Football stadium in New Zealand

Shepherds Park, is a reserve and sports ground in the suburb of Beach Haven in Auckland, New Zealand. It is the home ground of New Zealand National League and Northern League side Birkenhead United, Beach Haven Bowling Club, Beach Haven Tennis Club, Shepherds Park Squash Club. It is also the home for Beach Haven Community House and Beach Haven Kauri Kids.

The park features areas of regenerating native bush. The Friends of Shepherds Park is a community group that have been coming together for over 30 years for native plant regeneration and maintenance in the park.

Shepherds Park also hosts cricket games during the summer and is used as one of Birkenhead City Cricket Club's grounds.

==History==

Māori archaeological middens have been found at Shepherds Park, along the shores of Oruamo or Hellyers Creek.

Shepherd Parks was created from four farms and named after the Shepherd family who lived and farmed there for several generations.
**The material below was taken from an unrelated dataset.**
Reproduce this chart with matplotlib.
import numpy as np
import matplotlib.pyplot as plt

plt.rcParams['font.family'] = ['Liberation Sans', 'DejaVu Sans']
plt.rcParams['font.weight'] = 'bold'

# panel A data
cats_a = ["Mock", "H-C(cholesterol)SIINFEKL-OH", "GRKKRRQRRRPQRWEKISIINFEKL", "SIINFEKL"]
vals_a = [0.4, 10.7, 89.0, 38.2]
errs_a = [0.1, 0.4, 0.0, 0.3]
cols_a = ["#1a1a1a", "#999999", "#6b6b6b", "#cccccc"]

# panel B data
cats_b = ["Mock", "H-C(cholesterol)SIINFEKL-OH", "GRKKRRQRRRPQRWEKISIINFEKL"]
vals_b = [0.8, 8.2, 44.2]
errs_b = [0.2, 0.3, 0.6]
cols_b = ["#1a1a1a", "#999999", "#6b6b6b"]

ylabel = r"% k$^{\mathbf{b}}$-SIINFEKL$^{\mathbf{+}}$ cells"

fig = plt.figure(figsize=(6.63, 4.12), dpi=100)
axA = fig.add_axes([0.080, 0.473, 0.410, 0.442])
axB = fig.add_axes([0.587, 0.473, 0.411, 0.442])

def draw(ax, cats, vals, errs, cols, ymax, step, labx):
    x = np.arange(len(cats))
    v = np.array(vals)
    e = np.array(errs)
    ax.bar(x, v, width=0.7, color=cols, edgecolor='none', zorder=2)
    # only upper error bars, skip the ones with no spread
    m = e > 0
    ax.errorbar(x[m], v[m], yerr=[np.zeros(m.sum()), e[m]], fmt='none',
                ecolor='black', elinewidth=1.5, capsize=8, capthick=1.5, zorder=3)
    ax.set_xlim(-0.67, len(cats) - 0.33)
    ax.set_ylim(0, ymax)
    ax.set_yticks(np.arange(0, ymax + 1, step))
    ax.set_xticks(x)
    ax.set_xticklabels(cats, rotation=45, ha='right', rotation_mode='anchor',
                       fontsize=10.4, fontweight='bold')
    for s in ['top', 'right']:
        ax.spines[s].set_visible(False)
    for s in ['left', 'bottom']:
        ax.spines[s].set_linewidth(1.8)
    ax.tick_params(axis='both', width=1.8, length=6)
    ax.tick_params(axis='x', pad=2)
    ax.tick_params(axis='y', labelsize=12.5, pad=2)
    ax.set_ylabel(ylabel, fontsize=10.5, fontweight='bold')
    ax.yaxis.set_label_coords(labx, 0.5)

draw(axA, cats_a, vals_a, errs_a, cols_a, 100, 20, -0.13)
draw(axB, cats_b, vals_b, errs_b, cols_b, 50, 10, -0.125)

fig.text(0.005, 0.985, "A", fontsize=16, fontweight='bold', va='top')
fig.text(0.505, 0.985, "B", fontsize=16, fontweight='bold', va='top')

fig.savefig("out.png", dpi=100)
More about the history can be read in the booklet Shepherds Park: Roots to Skyline which was published by Friends of Shepherds Park in 2024.

In September 2022, Birkenhead United started the upgrades of their club rooms worth around NZD$2.5 million.

Also in September 2022, Shepherds Park were shortlisted by FIFA to be a team base camp for the 2023 FIFA Women's World Cup. On 12 December 2022, it was announced Shepherds Park would be used as the training ground by Italy during the world cup.